En mars dernier, Koh Klang a présenté le Centre d’apprentissage sur les déchets de Koh Klang : maximiser les avantages des déchets, un projet réalisé en collaboration avec la ville de Bangkok et d’autres partenaires. D’après Dow Thailand, Koh Klang a livré 7,09 tonnes de matériel recyclable en 2022. Les ménages participant à l’initiative ont réduit la quantité de déchets de plus de 50 %. Les revenus tirés du recyclage ont atteint la somme de 107 400 bahts (soit environ 2 764 euros)2.

Jusqu’en 2009, le fleuve regorgeait de déchets. À présent, il est régulièrement dragué, et le plastique est séparé des végétaux avant sa revalorisation.

© Valeria Mongelli/Hans Lucas

Le projet Precious Plastic Bangkok

En 2012, aux Pays-Bas, Dave Hakkens, un étudiant en design, s’attelle au projet Precious Plastic. Les prototypes des machines de recyclage font partie de son projet de fin d’études. Hakkens met au point une technologie open source qui permet à n’importe qui de reproduire les machines pour recycler ses déchets de manière créative. Precious Plastic est aujourd’hui un projet d’envergure mondiale auquel adhèrent des communautés disséminées partout dans le monde.

Dominic Chakrabongse est le directeur général de Precious Plastic Bangkok. Ce jeune homme de 32 ans d’origine britannico-thaïlandaise s’est formé à la London School of Economics et a fait ses premières armes dans le milieu du développement durable. Quand il a fondé son entreprise en 2018, son objectif était de créer une initiative du bas vers le haut. « Quand j’ai fait construire la première machine à Bangkok, le but était de remplir un gap que le gouvernement et les corporations avaient ignoré auparavant, surtout chez les communautés les moins accessibles », explique-t-il. « Je voulais leur donner les outils nécessaires pour participer eux-mêmes à la gestion des déchets. Ainsi, ils peuvent collecter le plastique et le transformer en quelque chose de cool, le vendre et en tirer un bénéfice financier. »
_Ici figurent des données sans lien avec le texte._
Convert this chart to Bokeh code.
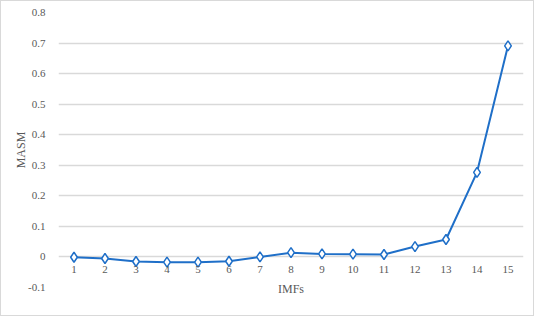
from bokeh.plotting import figure
from bokeh.models import Range1d, FixedTicker, NumeralTickFormatter, ColumnDataSource, LinearAxis
from bokeh.embed import file_html
from bokeh.resources import INLINE

imfs = list(range(1, 16))
masm = [-0.001, -0.005, -0.015, -0.017, -0.017, -0.014, 0.0, 0.014, 0.010, 0.009, 0.008, 0.034, 0.057, 0.277, 0.691]
y_ticks = [-0.1, 0, 0.1, 0.2, 0.3, 0.4, 0.5, 0.6, 0.7, 0.8]

FONT = "Liberation Serif"
TXT = "#595959"
BLUE = "#1f6fc8"

p = figure(width=534, height=316, output_backend="svg", toolbar_location=None,
           x_range=Range1d(0.5, 15.5), y_range=Range1d(-0.1, 0.8),
           min_border_left=57, min_border_right=12, min_border_top=11, min_border_bottom=30)
p.styles = {"border": "1px solid #d9d9d9"}
p.outline_line_color = None
p.background_fill_color = "white"
p.border_fill_color = "white"

src = ColumnDataSource(dict(x=imfs, y=masm))
p.line("x", "y", source=src, line_color=BLUE, line_width=2)
p.scatter("x", "y", source=src, marker="diamond", size=10, fill_color="white",
          line_color=BLUE, line_width=1.5)

p.xgrid.grid_line_color = None
p.ygrid.grid_line_color = "#d9d9d9"
p.ygrid.grid_line_width = 1.3

xa = p.xaxis[0]
xa.ticker = FixedTicker(ticks=imfs)
xa.fixed_location = 0
xa.axis_line_color = None
xa.major_tick_line_color = None
xa.minor_tick_line_color = None
xa.major_label_standoff = 3
xa.major_label_text_font = FONT
xa.major_label_text_font_size = "11px"
xa.major_label_text_color = TXT

# title axis below the frame, only carries the "IMFs" label
xt = LinearAxis(ticker=FixedTicker(ticks=[]), axis_label="IMFs")
xt.axis_line_color = None
xt.major_tick_line_color = None
xt.minor_tick_line_color = None
xt.major_label_text_font_size = "0px"
xt.major_tick_out = 0
xt.major_label_standoff = 0
xt.axis_label_standoff = -6
xt.axis_label_text_font = FONT
xt.axis_label_text_font_style = "normal"
xt.axis_label_text_font_size = "12px"
xt.axis_label_text_color = TXT
p.add_layout(xt, "below")

ya = p.yaxis[0]
ya.ticker = FixedTicker(ticks=y_ticks)
ya.formatter = NumeralTickFormatter(format="0.[0]")
ya.axis_line_color = None
ya.major_tick_line_color = None
ya.minor_tick_line_color = None
ya.major_label_standoff = 7
ya.axis_label = "MASM"
ya.axis_label_standoff = -3
ya.axis_label_text_font = FONT
ya.axis_label_text_font_style = "normal"
ya.axis_label_text_font_size = "12px"
ya.axis_label_text_color = TXT
ya.major_label_text_font = FONT
ya.major_label_text_font_size = "11px"
ya.major_label_text_color = TXT

open("out.html", "w").write(file_html(p, INLINE))
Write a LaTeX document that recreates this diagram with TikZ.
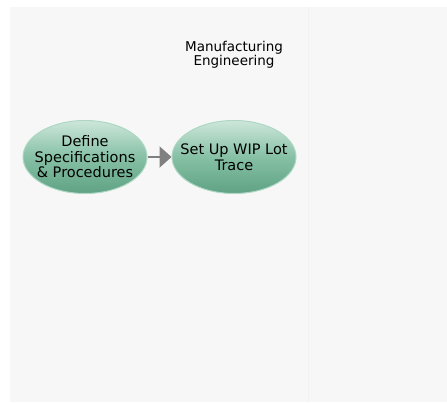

Aujourd’hui, Precious Plastic travaille avec dix communautés en Thaïlande. L’organisation a aussi mis en place son propre centre de collecte, tri et recyclage des déchets plastiques. Une partie importante de son engagement auprès des communautés consiste à leur faire prendre conscience de l’importance des gestes écologiques. « Nos machines sont là pour provoquer un changement de comportement, pour modifier la perception des gens sur le plastique en général. Je ne les considère pas comme une pure technologie de recyclage, mais comme des outils de sensibilisation », commente Chakrabongse.

Les habitants de Koh Klang ont fait des déchets plastiques une activité commerciale. Collectés et recyclés, ils sont ensuite fondus pour leur donner de nouvelles formes, comme des bols, des tasses ou des meubles.

© Valeria Mongelli/Hans Lucas

Un problème continental

L’Asie du Sud-Est est l’une des principales régions au monde responsables de la pollution au plastique. D’après un rapport récent de la Banque mondiale3, les déchets mal gérés en Thaïlande pèsent environ 428 kilotonnes par an malgré un taux de collecte et de recyclage des ordures solides municipales assez élevé (88,8 %). Bangkok produit 18,4 % de ces déchets plastiques mal gérés. Une grande quantité de détritus non collectés finit dans les cours d’eau.

En 2019, le gouvernement thaïlandais a publié une feuille de route concernant la gestion des déchets plastiques d’ici 2030. L’un des objectifs principaux est l’élimination du plastique à usage unique. Cependant, d’après Chakrabongse, le pays est loin d’atteindre cet objectif : « Évidemment, la Covid-19 a représenté un grand retour en arrière, puisqu’elle a provoqué la prolifération du plastique à usage unique au nom de l’hygiène. » Il faudrait aussi poursuivre le travail de sensibilisation des citoyens. « La conscience générale est plus marquée, mais l’évolution est lente. »

  1. Mae, dont la signification littérale est « mère », est un appellatif que l’on réserve aux femmes d’un certain âge en Thaïlande. Il s’agit d’une forme de respect.
  2. « Dow joins hands with BMA to promote Koh Klang Community-Integrated Waste Management Learning Center; offering a free handbook for other communities », communiqué de presse de Dow Thailand, 10 mars 2023.
  3. The World Bank, « Plastic Waste Material Flow Analysis for Thailand », 23 mars 2022.